La mujer de provecho no es nada nuevo. Ya decía José Antonio Primo de Rivera, en un mitin en Don Benito:...”Nosotros sabemos hasta dónde cala la misión entrañable de la mujer y nos guardamos muy bien de tratarla como tonta destinataria de piropos”. Y en el régimen anterior se nos advertía a los jóvenes que el que se metía con una mujer lo tenía todo perdido, pues lo débil, por aquiescencia y paternalismo, te convertía en reo. 
Las mujeres como asunto de estado tiene la misma edad que el sufragio universal. O más.

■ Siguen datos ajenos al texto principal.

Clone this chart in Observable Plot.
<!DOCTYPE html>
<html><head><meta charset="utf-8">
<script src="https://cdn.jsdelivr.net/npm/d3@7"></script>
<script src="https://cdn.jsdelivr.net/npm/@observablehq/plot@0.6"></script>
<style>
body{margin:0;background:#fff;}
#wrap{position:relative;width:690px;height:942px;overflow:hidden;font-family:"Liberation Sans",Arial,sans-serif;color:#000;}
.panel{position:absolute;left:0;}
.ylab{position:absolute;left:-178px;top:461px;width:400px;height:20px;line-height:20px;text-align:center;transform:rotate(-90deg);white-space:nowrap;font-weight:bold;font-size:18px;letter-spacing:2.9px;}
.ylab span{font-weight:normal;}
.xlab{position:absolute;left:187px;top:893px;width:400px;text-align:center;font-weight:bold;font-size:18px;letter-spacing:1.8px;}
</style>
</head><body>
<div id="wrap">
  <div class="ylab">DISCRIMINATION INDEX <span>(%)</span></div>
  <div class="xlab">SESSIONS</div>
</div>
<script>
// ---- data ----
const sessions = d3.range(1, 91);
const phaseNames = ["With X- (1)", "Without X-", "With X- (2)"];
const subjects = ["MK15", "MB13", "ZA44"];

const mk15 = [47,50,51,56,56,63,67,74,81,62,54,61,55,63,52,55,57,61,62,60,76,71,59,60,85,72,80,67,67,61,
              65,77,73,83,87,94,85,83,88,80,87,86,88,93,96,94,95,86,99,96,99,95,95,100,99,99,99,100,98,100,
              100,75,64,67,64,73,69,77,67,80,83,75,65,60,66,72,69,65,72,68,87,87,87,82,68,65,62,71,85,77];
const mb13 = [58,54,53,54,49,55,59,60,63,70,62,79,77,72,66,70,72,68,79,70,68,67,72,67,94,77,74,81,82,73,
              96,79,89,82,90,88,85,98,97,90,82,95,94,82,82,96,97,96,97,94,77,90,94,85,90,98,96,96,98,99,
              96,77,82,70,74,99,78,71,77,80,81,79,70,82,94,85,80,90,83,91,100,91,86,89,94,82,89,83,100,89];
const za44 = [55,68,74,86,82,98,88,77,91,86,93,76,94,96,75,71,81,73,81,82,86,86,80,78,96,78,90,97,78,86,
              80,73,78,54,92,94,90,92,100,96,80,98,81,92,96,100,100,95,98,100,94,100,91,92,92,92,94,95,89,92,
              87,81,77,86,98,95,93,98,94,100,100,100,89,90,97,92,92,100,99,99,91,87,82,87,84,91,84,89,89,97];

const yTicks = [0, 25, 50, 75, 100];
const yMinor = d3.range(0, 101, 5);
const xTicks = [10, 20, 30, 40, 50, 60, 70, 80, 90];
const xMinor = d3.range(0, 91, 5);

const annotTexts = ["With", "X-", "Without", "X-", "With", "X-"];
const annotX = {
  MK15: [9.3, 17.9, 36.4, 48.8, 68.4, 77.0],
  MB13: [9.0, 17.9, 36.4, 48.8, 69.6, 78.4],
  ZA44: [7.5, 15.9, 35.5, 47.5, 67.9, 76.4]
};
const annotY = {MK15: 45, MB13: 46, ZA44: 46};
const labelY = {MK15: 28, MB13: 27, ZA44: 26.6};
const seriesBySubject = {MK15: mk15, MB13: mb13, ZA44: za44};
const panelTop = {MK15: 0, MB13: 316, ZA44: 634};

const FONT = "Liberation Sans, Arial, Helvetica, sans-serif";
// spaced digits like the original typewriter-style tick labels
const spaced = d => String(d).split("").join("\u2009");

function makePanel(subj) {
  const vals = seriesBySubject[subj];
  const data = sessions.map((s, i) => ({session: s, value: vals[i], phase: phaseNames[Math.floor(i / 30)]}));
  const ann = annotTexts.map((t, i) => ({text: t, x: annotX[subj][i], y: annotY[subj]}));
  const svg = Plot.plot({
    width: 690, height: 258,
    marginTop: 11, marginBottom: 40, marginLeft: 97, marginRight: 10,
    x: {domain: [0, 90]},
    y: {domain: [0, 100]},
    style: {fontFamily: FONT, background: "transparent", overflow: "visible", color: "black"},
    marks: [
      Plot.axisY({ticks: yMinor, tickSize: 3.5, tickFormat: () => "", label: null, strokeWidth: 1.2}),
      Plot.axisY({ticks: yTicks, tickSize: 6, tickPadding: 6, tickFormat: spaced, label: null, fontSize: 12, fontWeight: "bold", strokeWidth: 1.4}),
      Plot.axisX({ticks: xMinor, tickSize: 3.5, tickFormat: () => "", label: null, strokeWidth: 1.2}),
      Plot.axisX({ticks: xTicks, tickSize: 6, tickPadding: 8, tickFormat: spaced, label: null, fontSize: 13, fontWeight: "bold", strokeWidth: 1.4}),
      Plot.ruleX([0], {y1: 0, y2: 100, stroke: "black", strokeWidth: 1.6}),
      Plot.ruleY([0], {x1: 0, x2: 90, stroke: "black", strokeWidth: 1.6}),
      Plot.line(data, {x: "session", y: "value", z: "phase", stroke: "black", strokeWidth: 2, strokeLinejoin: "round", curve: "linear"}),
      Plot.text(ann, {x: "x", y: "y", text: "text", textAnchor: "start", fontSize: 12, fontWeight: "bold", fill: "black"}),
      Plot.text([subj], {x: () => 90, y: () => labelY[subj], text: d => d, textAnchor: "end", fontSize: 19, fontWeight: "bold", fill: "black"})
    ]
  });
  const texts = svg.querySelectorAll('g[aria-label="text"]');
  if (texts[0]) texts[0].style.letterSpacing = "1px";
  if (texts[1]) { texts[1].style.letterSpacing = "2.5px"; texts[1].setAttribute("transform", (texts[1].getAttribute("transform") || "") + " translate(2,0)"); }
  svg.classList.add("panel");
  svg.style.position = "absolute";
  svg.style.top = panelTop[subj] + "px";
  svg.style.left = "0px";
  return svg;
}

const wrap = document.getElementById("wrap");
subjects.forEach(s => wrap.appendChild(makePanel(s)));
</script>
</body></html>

La gran variación del discurso del método de su liberación es esa perversión de erigirla como una Jano sospechosa, por un lado como nuevo frente de renovación de la insurgencia y por otro, en tanto que socia del poder, disociada de los intereses de quienes lo padecen.

Esa foto de las mujeres africanas con nuestras aquí triunfadoras, que de vez en cuando podemos ver en los medios, ilustra bien esa gran contradicción. 
Habrá a quien le regocije esa imagen retórica –también quien le dé arcadas–, de jefas que, salvo pertenecer a las clases dirigentes de sus respectivos países, muy poco tienen en común pero que, al reproche de las sureñas de no preocuparse de la liberación femenina africana –considerado por muchos un completo absurdo hoy–, las norteñas responden contratando un fotógrafo, proporcionándoles así otra ocasión de apoyar la causa de las de… aquí, cuya liberación obviamente va más atrasada que la de las del tercer mundo, su mayor preocupación sin embargo a partir de esta foto. Pisar moqueta, y ocupar por feminización una parte efectiva del estado, es lo que tiene. 
Otra cosa es exigir a rajatabla mejores condiciones para la emancipación femenina, línea básica –y ya de paso, la masculina, por favor–. Aunque, claro, sería negar, por retórico, el programa máximo conseguido, y descubrir lo evidente: que todas y todos (aquí sí procede el genérico) seguimos esperando al fotógrafo.